● EXERCISE DESCRIPTION
Pull out the lines running from the one with "What TikZ code" to the one with "(pws) at (339,320)", inclusive, word for word. Drop any picture.

● ROWS
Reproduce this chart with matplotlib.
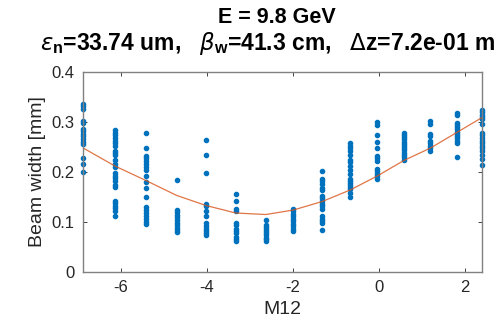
import numpy as np
import matplotlib
matplotlib.use('Agg')
import matplotlib.pyplot as plt

# M12 settings (one column of shots per setting)
m12 = [-6.88, -6.14, -5.42, -4.70, -4.02, -3.33, -2.63, -1.99,
       -1.32, -0.67, -0.04, 0.58, 1.20, 1.81, 2.40]

# measured beam widths [mm] per M12 setting
widths = [
    [0.336, 0.332, 0.327, 0.303, 0.299, 0.287, 0.282, 0.277, 0.272, 0.267,
     0.261, 0.256, 0.228, 0.216, 0.200],
    [0.284, 0.279, 0.274, 0.268, 0.263, 0.258, 0.253, 0.243, 0.238, 0.234,
     0.224, 0.216, 0.210, 0.198, 0.193, 0.188, 0.182, 0.175, 0.171, 0.143,
     0.138, 0.133, 0.128, 0.123, 0.112],
    [0.279, 0.248, 0.233, 0.229, 0.223, 0.217, 0.210, 0.204, 0.192, 0.181,
     0.168, 0.151, 0.131, 0.125, 0.118, 0.113, 0.107, 0.100, 0.097],
    [0.184, 0.125, 0.120, 0.115, 0.111, 0.105, 0.099, 0.094, 0.089, 0.084,
     0.080],
    [0.264, 0.235, 0.199, 0.137, 0.132, 0.122, 0.113, 0.099, 0.092, 0.087,
     0.082, 0.079, 0.074],
    [0.156, 0.143, 0.126, 0.122, 0.099, 0.094, 0.087, 0.082, 0.078, 0.071,
     0.066, 0.063],
    [0.105, 0.095, 0.091, 0.087, 0.082, 0.078, 0.074, 0.069, 0.066, 0.063],
    [0.126, 0.122, 0.117, 0.112, 0.107, 0.102, 0.097, 0.092, 0.087, 0.082],
    [0.202, 0.187, 0.183, 0.176, 0.169, 0.164, 0.153, 0.148, 0.143, 0.137,
     0.132, 0.126, 0.112, 0.107, 0.102, 0.099, 0.084],
    [0.258, 0.253, 0.248, 0.243, 0.235, 0.225, 0.220, 0.212, 0.204, 0.197,
     0.187, 0.183, 0.179, 0.174, 0.170, 0.166, 0.159, 0.150],
    [0.300, 0.294, 0.275, 0.261, 0.248, 0.233, 0.229, 0.223, 0.207, 0.202,
     0.197, 0.192, 0.187],
    [0.279, 0.275, 0.271, 0.266, 0.261, 0.257, 0.253, 0.248, 0.244, 0.239,
     0.235, 0.230, 0.225],
    [0.303, 0.296, 0.276, 0.273, 0.263, 0.258, 0.253, 0.248, 0.243],
    [0.319, 0.314, 0.299, 0.294, 0.290, 0.286, 0.281, 0.277, 0.273, 0.268,
     0.263, 0.258, 0.230],
    [0.325, 0.321, 0.315, 0.310, 0.306, 0.296, 0.279, 0.275, 0.269, 0.263,
     0.258, 0.253, 0.248, 0.243, 0.235, 0.227, 0.214],
]

# fitted beam width at each M12 setting
fit = [0.248, 0.212, 0.183, 0.153, 0.133, 0.118, 0.115, 0.124,
       0.141, 0.164, 0.192, 0.223, 0.248, 0.279, 0.309]

xticks = [-6, -4, -2, 0, 2]
yticks = [0, 0.1, 0.2, 0.3, 0.4]

plt.rcParams['font.family'] = ['Liberation Sans', 'DejaVu Sans']
plt.rcParams['mathtext.fontset'] = 'dejavusans'
plt.rcParams['axes.unicode_minus'] = False

fig = plt.figure(figsize=(4.98, 3.35), dpi=100)
ax = fig.add_axes([0.167, 0.188, 0.801, 0.597])

xs = np.concatenate([[x] * len(w) for x, w in zip(m12, widths)])
ys = np.concatenate(widths)
ax.plot(xs, ys, '.', color='#0072BD', markersize=6, clip_on=False)
ax.plot(m12, fit, '-', color='#D95319', linewidth=0.9, alpha=0.8)

ax.set_xlim(m12[0], m12[-1])
ax.set_ylim(0, 0.4)
ax.set_xticks(xticks)
ax.set_yticks(yticks)
ax.set_yticklabels(['0', '0.1', '0.2', '0.3', '0.4'])

ax.tick_params(direction='in', top=True, right=True, length=3,
               labelsize=12, colors='#262626', width=0.6, pad=6)
for s in ax.spines.values():
    s.set_color('#808080')
    s.set_linewidth(1.0)

ax.set_xlabel('M12', fontsize=14, color='#262626')
ax.set_ylabel('Beam width [mm]', fontsize=14, color='#262626')

# two-line title, placed by hand like the MATLAB figure
fig.text(0.556, 0.931, 'E = 9.8 GeV', ha='center', va='baseline',
         fontsize=15.5, fontweight='bold', color='black')
fig.text(0.538, 0.851,
         r'$\epsilon_\mathregular{n}$=33.74 um,   '
         r'$\beta_\mathregular{w}$=41.3 cm,   '
         r'$\Delta$z=7.2e-01 m',
         ha='center', va='baseline',
         fontsize=16.5, fontweight='bold', color='black')

fig.savefig('out.png', dpi=100)
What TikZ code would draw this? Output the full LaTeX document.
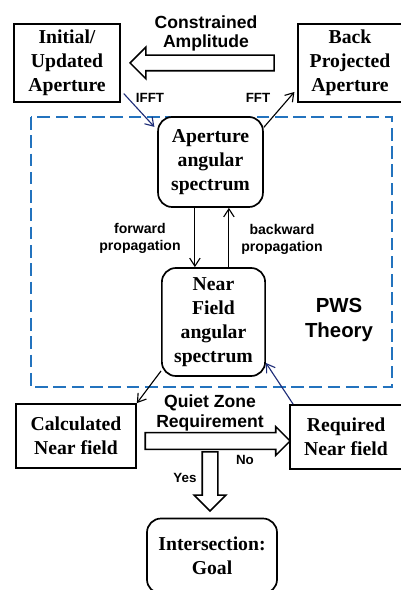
\documentclass[tikz,border=0pt]{standalone}
\usepackage{fontspec}
\setmainfont{Liberation Serif}
\setsansfont{Liberation Sans}
\usetikzlibrary{shapes.arrows, arrows.meta, positioning, calc}
\definecolor{pwsblue}{RGB}{35,115,190}
\definecolor{navyline}{RGB}{30,45,120}
\tikzset{
    stepbox/.style={rectangle, draw=black, fill=white, line width=1.2pt, align=center, inner sep=2pt, font=\bfseries\fontsize{14}{17}\selectfont},
    specbox/.style={stepbox, rounded corners=10pt},
    hollowarrow/.style={single arrow, draw=black, fill=white, line width=1.1pt, single arrow head extend=#1},
    thinarrow/.style={-{Straight Barb[length=2mm, width=2.6mm]}, line width=0.8pt, draw=#1},
    flowlabel/.style={font=\sffamily\bfseries\fontsize{9.5}{11.5}\selectfont, align=center, inner sep=0pt},
    biglabel/.style={font=\sffamily\bfseries\fontsize{12.5}{14}\selectfont, align=center, inner sep=0pt},
    theorylabel/.style={font=\sffamily\bfseries\fontsize{14.5}{18}\selectfont, align=center, inner sep=0pt}
}

\begin{document}
\begin{tikzpicture}[x=0.025cm, y=-0.025cm]
\useasboundingbox (0,0) rectangle (400,590);

% PWS region
\draw[pwsblue, line width=1.3pt, dash pattern=on 9pt off 4pt] (31,117) rectangle (392,387);
\node[theorylabel] (pws) at (339,320) {PWS\\Theory};

% aperture update loop
\node[stepbox, minimum width=2.65cm, minimum height=1.95cm] (init) at (67,63) {Initial/\\Updated\\Aperture};
\node[stepbox, minimum width=2.6cm, minimum height=1.95cm] (back) at (350,63) {Back\\Projected\\Aperture};
\node[hollowarrow=0.2cm, inner sep=0.175cm, shape border rotate=180, minimum height=3.6cm] (larr) at (206,63) {};
\node[biglabel, above=2pt of larr] (constr) {Constrained\\Amplitude};

% angular spectra
\node[specbox, minimum width=2.62cm, minimum height=2.25cm] (ap) at (210.5,162) {Aperture\\angular\\spectrum};
\node[specbox, minimum width=2.58cm, minimum height=2.7cm] (nf) at (213.5,322) {Near\\Field\\angular\\spectrum};

% near field check
\node[stepbox, minimum width=3cm, minimum height=1.6cm] (calc) at (76,436) {Calculated\\Near field};
\node[stepbox, minimum width=2.8cm, minimum height=1.6cm] (req) at (346,437) {Required\\Near field};
\node[hollowarrow=0.2cm, inner sep=0.175cm, shape border rotate=270, minimum height=1.48cm] (darr) at (210,477.5) {};
\node[hollowarrow=0.15cm, inner sep=0.19cm, minimum height=3.62cm] (rarr) at (213.5,441) {};
\node[biglabel] (qz) at (210,413) {Quiet Zone\\Requirement};
\node[flowlabel] (no) at (245,460) {No};
\node[flowlabel] (yes) at (185,478) {Yes};
\node[specbox, minimum width=3.25cm, minimum height=1.875cm] (goal) at (212,556) {Intersection:\\Goal};

% transforms
\draw[thinarrow=navyline, shorten <=3pt, shorten >=3pt] (init.-27) -- (ap.149);
\node[flowlabel] (ifft) at (150,98) {IFFT};
\draw[thinarrow=black, shorten >=3pt] (ap.33) -- (back.206);
\node[flowlabel] (fft) at (258,98) {FFT};

% propagation
\draw[thinarrow=black] ([xshift=-3.9mm]ap.south) -- ([xshift=-3.9mm]ap.south |- nf.north);
\draw[thinarrow=black] ([xshift=4.6mm]ap.south |- nf.north) -- ([xshift=4.6mm]ap.south);
\node[flowlabel, font=\sffamily\bfseries\fontsize{10}{12}\selectfont] (fwd) at (140,238) {forward\\propagation};
\node[flowlabel, font=\sffamily\bfseries\fontsize{10}{12}\selectfont] (bwd) at (282,239) {backward\\propagation};

\draw[thinarrow=black] (nf.223) -- (calc.north east);
\draw[thinarrow=navyline] ([xshift=1mm]req.north west) -- (nf.-38);

\end{tikzpicture}
\end{document}
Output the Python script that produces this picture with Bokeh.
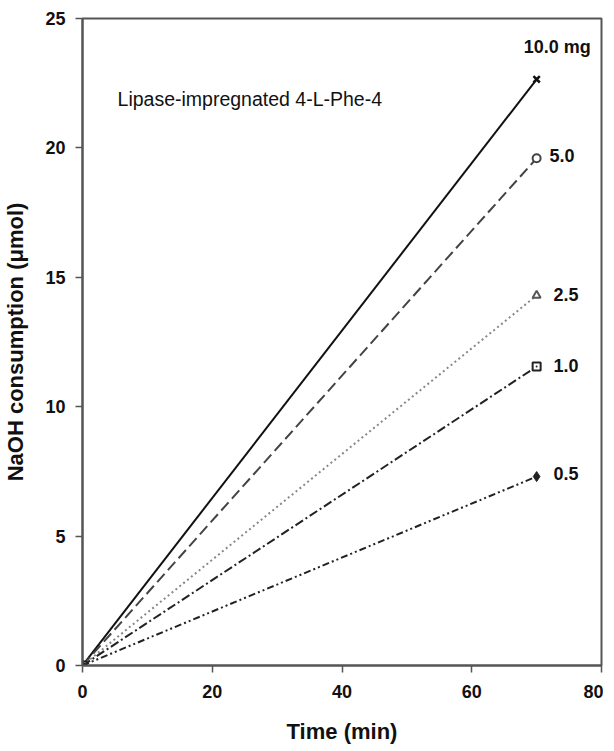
from bokeh.plotting import figure
from bokeh.models import Range1d, FixedTicker, Label
from bokeh.embed import file_html
from bokeh.resources import INLINE

# Data
doses = ["10.0 mg", "5.0", "2.5", "1.0", "0.5"]
time_min = [0, 70]
naoh_10 = [0, 22.65]
naoh_5 = [0, 19.6]
naoh_25 = [0, 14.3]
naoh_1 = [0, 11.55]
naoh_05 = [0, 7.3]
x_ticks = [0, 20, 40, 60, 80]
y_ticks = [0, 5, 10, 15, 20, 25]

series = [
    (naoh_10, "solid", "#111111", "#111111", "x", 2.0),
    (naoh_5, "11 5", "#444444", "#444444", "circle", 2.0),
    (naoh_25, "2 3", "#888888", "#555555", "triangle", 2.0),
    (naoh_1, "9 3 2 3", "#222222", "#222222", "square_dot", 2.0),
    (naoh_05, "7 3 2 3 2 3", "#222222", "#222222", "diamond", 2.0),
]
label_pos = [(68.0, 23.9), (72.0, 19.7), (72.6, 14.35), (72.6, 11.6), (72.6, 7.4)]

FONT = "Liberation Sans"

p = figure(width=603, height=748, output_backend="svg", toolbar_location=None,
           x_range=Range1d(0, 80), y_range=Range1d(0, 25),
           min_border_left=73, min_border_right=2, min_border_top=18, min_border_bottom=83)
p.background_fill_color = "white"
p.border_fill_color = "white"
p.grid.visible = False
p.outline_line_color = "#555555"
p.outline_line_width = 2

for ax, ticks in ((p.xaxis, x_ticks), (p.yaxis, y_ticks)):
    ax.ticker = FixedTicker(ticks=ticks)
    ax.minor_tick_line_color = None
    ax.major_tick_in = 0
    ax.major_tick_out = 7
    ax.axis_line_color = "#555555"
    ax.axis_line_width = 2
    ax.major_tick_line_color = "#555555"
    ax.major_tick_line_width = 1.5
    ax.major_label_text_font = FONT
    ax.major_label_text_font_style = "bold"
    ax.major_label_text_font_size = "18px"
    ax.major_label_text_color = "#111111"
    ax.axis_label_text_font = FONT
    ax.axis_label_text_font_style = "bold"
    ax.axis_label_text_color = "#111111"

p.xaxis.axis_label_text_font_size = "22px"
p.yaxis.axis_label_text_font_size = "22px"
p.xaxis.major_label_standoff = 12
p.yaxis.major_label_standoff = 10
p.xaxis.axis_label = "Time (min)"
p.yaxis.axis_label = "NaOH consumption (\u03bcmol)"
p.xaxis.axis_label_standoff = 18
p.yaxis.axis_label_standoff = 14

for (ys, dash, lc, mc, marker, lw), name, (lx, ly) in zip(series, doses, label_pos):
    p.line(time_min, ys, line_color=lc, line_dash=dash, line_width=lw)
    if marker == "diamond":
        p.scatter(time_min, ys, marker=marker, size=10, fill_color=mc, line_color=mc)
    elif marker == "x":
        p.scatter(time_min, ys, marker=marker, size=9, line_color=mc, line_width=2.5)
    else:
        p.scatter(time_min, ys, marker=marker, size=8, fill_color="white", line_color=mc, line_width=2)
    p.add_layout(Label(x=lx, y=ly, text=name, text_font=FONT, text_font_style="bold",
                       text_font_size="18px", text_color="#111111",
                       text_baseline="middle", text_align="left"))

p.add_layout(Label(x=5.4, y=21.9, text="Lipase-impregnated 4-L-Phe-4", text_font=FONT,
                   text_font_size="19.5px", text_color="#111111",
                   text_baseline="middle", text_align="left"))

open("out.html", "w").write(file_html(p, INLINE))
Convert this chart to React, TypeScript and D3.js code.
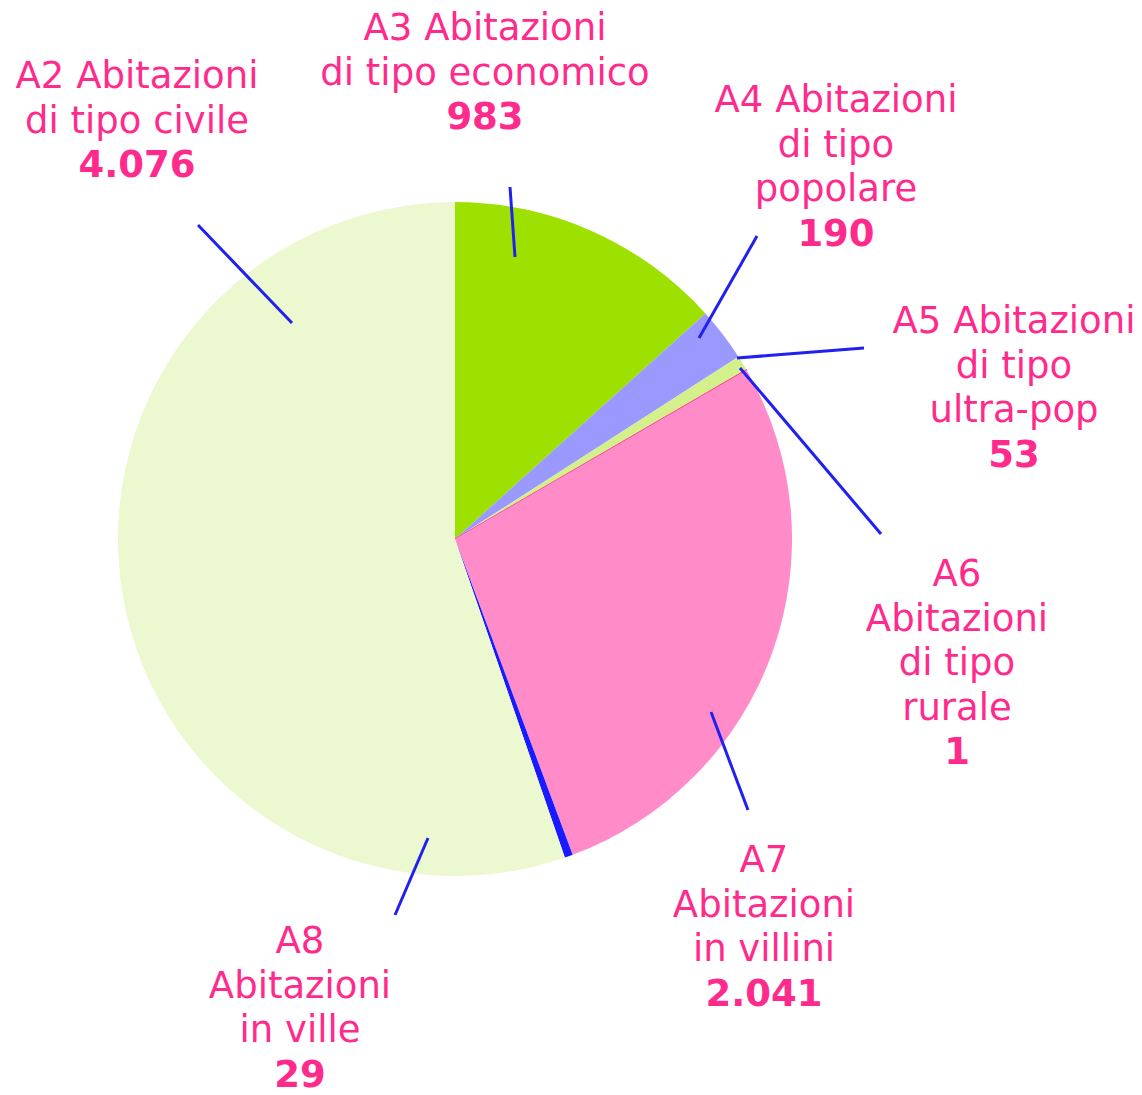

● PROBLEM SOLUTION
What TikZ code would draw this? Output the full LaTeX document.
\documentclass[tikz,border=0pt]{standalone}
\usepackage{fontspec}
\setmainfont{Liberation Serif}
\setsansfont{Liberation Sans}
\usetikzlibrary{shapes.arrows, arrows.meta, positioning, calc}
\definecolor{pwsblue}{RGB}{35,115,190}
\definecolor{navyline}{RGB}{30,45,120}
\tikzset{
    stepbox/.style={rectangle, draw=black, fill=white, line width=1.2pt, align=center, inner sep=2pt, font=\bfseries\fontsize{14}{17}\selectfont},
    specbox/.style={stepbox, rounded corners=10pt},
    hollowarrow/.style={single arrow, draw=black, fill=white, line width=1.1pt, single arrow head extend=#1},
    thinarrow/.style={-{Straight Barb[length=2mm, width=2.6mm]}, line width=0.8pt, draw=#1},
    flowlabel/.style={font=\sffamily\bfseries\fontsize{9.5}{11.5}\selectfont, align=center, inner sep=0pt},
    biglabel/.style={font=\sffamily\bfseries\fontsize{12.5}{14}\selectfont, align=center, inner sep=0pt},
    theorylabel/.style={font=\sffamily\bfseries\fontsize{14.5}{18}\selectfont, align=center, inner sep=0pt}
}

\begin{document}
\begin{tikzpicture}[x=0.025cm, y=-0.025cm]
\useasboundingbox (0,0) rectangle (400,590);

% PWS region
\draw[pwsblue, line width=1.3pt, dash pattern=on 9pt off 4pt] (31,117) rectangle (392,387);
\node[theorylabel] (pws) at (339,320) {PWS\\Theory};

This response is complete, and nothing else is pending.